Les résultats ont montré que les enfants du groupe expérimental avaient significativement amélioré leurs performances par rapport aux enfants du groupe contrôle dans toutes les mesures du post-test sauf une concernant l’identification de mots. Ce dernier résultat contrastait fortement avec l’ensemble des données recueillies. Pour les auteurs cette tâche comportait 60% de mots irréguliers, les correspondances grapho-phonémiques auraient donc été insuffisantes pour permettre un décodage adéquat, ce qui expliquerait l’absence de résultats.

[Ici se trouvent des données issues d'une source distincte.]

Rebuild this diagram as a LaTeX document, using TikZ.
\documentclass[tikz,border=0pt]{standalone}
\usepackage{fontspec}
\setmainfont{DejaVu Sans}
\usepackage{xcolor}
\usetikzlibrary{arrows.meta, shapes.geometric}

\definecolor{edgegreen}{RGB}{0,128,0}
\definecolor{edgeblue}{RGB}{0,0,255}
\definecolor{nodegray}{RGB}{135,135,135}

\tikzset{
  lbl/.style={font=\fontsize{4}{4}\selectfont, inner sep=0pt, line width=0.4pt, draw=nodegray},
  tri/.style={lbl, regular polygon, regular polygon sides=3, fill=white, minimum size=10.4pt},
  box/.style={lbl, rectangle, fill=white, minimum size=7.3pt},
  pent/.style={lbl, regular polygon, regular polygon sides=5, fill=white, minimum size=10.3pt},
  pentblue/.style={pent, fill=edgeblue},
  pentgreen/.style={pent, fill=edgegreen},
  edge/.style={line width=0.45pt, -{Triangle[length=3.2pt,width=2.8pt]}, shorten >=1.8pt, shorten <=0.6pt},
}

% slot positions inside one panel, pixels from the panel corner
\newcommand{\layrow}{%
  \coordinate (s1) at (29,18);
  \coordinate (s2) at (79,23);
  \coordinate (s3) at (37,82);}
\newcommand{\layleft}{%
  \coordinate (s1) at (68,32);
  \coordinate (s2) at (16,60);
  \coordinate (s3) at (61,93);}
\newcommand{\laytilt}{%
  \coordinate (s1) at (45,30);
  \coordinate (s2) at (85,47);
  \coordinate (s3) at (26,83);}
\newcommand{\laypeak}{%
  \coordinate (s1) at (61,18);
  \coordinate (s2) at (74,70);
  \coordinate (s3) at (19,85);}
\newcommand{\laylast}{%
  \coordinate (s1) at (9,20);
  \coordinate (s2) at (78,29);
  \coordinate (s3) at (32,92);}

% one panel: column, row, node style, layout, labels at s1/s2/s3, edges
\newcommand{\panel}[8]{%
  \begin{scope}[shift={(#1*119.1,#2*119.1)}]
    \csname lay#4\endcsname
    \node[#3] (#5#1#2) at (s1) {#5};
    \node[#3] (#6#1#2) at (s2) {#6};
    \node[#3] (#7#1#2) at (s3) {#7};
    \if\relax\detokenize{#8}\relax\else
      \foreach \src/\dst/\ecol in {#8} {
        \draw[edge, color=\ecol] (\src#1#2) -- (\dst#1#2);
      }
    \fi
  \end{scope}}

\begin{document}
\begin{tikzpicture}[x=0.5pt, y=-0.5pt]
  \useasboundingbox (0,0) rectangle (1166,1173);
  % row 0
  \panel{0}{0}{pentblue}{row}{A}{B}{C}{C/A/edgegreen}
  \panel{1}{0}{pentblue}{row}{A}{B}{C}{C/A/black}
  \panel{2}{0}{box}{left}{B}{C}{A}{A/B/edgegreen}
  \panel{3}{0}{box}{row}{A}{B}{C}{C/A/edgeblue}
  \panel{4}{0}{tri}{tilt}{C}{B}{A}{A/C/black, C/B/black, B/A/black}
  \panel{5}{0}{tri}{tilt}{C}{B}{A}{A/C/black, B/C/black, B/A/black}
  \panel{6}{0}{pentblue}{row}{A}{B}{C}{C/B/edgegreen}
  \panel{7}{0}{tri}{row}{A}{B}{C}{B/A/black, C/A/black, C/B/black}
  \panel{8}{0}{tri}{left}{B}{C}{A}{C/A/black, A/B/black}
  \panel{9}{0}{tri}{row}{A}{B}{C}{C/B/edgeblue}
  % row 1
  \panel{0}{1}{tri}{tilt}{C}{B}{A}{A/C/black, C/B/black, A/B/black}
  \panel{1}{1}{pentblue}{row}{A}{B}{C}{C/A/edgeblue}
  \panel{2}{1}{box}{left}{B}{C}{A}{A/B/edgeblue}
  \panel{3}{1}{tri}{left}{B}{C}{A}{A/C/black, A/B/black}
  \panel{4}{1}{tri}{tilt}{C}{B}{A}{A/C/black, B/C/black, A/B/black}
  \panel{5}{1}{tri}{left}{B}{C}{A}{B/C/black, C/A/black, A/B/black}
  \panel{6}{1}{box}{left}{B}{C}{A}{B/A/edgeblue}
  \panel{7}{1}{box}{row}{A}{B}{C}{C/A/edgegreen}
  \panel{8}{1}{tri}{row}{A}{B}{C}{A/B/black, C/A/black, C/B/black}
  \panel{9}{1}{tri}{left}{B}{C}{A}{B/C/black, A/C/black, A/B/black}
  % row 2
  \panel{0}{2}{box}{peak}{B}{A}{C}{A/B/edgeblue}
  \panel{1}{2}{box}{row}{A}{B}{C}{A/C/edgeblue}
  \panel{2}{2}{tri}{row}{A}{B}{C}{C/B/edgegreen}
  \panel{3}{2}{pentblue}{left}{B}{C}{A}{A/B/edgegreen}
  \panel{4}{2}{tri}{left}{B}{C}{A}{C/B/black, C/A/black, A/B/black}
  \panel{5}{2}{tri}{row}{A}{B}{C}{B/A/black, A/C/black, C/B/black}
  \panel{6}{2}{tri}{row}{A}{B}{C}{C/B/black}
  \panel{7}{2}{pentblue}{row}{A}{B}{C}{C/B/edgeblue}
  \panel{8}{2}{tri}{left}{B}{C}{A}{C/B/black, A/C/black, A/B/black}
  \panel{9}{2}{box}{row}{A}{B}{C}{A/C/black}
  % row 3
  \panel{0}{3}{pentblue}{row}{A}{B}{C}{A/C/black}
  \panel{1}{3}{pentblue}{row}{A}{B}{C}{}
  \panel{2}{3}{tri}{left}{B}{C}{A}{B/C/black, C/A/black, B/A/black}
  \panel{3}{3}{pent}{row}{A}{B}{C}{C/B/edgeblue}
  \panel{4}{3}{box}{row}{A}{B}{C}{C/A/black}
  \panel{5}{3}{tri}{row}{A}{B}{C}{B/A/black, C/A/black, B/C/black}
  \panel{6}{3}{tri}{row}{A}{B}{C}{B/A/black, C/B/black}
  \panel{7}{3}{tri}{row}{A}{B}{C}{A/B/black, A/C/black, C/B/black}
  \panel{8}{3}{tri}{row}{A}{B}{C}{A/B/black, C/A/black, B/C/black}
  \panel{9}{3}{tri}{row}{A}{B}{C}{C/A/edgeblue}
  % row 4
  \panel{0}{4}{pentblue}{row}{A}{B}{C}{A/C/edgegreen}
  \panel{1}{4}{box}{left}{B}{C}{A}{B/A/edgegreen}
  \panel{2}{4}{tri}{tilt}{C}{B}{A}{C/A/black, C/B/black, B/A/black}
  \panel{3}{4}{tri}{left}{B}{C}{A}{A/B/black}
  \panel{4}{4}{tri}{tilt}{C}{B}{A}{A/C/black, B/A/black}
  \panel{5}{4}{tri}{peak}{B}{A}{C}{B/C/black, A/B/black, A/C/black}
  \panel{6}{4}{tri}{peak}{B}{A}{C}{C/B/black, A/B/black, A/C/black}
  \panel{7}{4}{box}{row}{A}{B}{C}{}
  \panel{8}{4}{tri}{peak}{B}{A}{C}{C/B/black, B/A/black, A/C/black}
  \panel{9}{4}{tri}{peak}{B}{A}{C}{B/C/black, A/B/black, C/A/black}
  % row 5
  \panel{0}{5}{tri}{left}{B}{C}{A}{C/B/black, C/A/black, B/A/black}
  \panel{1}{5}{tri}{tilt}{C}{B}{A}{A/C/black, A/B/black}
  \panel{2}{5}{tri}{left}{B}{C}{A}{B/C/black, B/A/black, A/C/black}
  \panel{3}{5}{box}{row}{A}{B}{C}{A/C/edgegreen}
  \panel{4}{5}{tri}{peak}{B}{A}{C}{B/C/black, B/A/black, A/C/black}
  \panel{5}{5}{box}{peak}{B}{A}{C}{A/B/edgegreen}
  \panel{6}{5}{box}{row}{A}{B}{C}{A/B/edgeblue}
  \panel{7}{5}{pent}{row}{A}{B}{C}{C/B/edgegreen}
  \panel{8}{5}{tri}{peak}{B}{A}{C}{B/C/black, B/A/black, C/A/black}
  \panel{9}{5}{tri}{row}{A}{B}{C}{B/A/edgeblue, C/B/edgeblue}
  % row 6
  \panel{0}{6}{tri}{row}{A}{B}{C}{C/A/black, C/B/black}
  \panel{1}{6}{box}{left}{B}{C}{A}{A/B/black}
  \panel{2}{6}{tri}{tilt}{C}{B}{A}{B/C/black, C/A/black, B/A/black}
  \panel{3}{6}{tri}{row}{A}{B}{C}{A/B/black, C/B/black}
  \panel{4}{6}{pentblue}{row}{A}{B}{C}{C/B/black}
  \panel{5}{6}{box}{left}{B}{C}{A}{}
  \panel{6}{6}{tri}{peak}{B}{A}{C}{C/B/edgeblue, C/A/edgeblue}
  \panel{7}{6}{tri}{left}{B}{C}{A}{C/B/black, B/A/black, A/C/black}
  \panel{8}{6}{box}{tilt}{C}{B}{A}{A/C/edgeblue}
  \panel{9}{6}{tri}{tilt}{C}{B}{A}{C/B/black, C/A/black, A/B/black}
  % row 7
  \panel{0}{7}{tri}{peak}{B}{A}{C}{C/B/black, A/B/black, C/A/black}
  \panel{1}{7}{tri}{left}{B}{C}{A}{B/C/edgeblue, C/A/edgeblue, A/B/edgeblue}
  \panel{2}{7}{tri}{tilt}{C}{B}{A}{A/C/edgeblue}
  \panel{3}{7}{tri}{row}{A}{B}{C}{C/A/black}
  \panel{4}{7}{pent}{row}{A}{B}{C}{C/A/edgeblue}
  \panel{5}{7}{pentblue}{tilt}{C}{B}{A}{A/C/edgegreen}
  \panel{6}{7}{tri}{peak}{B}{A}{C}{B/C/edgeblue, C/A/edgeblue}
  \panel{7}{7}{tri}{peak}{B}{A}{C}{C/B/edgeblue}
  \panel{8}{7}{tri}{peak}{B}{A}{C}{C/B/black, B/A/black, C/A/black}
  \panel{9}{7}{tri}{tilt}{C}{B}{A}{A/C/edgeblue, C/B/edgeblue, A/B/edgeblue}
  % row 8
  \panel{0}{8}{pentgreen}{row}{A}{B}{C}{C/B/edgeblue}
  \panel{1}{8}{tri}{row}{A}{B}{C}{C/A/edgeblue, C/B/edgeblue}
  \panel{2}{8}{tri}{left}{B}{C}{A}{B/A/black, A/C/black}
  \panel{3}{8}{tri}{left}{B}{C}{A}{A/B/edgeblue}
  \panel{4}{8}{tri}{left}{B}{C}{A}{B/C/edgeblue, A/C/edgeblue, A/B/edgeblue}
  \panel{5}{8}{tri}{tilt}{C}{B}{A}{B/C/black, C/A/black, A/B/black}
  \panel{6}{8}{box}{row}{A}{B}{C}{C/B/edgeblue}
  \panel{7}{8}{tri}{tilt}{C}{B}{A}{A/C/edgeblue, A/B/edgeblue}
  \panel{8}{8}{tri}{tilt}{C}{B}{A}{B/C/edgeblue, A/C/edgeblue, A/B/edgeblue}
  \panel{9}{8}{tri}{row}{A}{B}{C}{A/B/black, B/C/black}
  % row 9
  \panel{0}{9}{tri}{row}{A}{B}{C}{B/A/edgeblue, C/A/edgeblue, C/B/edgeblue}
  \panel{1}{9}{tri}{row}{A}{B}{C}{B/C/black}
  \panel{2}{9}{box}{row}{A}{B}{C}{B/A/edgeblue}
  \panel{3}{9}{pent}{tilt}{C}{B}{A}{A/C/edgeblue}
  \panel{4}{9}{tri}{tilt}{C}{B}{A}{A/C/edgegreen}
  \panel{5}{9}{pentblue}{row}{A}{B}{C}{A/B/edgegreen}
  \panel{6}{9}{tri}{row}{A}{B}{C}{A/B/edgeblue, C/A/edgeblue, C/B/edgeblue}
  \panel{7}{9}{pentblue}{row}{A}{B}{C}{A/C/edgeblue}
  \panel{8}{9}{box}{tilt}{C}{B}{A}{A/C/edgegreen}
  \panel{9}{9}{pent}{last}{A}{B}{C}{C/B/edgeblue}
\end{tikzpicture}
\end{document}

En conclusion, le programme d’entraînement mis en place par MacCandliss et al. (2003) est un programme qui semble offrir aux enfants une procédure efficace pour remédier aux difficultés de lecture. Le décodage apparaît comme une étape incontournable de l’acquisition de la lecture. Les enfants ont pu manipuler les phonèmes entre eux et observer concrètement à l’aide des lettres-cartes le résultat du changement de position d’un phonème au sein d’un mot. Les enfants ont donc été confrontés de manière très explicite à l’analyse des mots parlés en fonctions de leurs unités phonémiques, et comprendre en les manipulant les relations entre phonèmes et graphèmes. Cependant le rôle du tuteur nous paraît également fondamental dans cette étude. L’enfant pouvait bénéficier de répétitions, d’explications, d’un guide permanent à ses côtés en plus du support informatique, ce qui n’est pas forcément le but recherché dans un entraînement informatisé. L’enfant ne peut donc pas évoluer en autonomie et l’effet du programme informatisé nous semble un peu amoindri par la présence et l’interaction du tuteur. De plus, compte tenu de l’ampleur des résultats obtenus, cette étude offre non seulement des perspectives de remédiation intéressantes mais également des éclairages théoriques sur l’apprentissage de la lecture.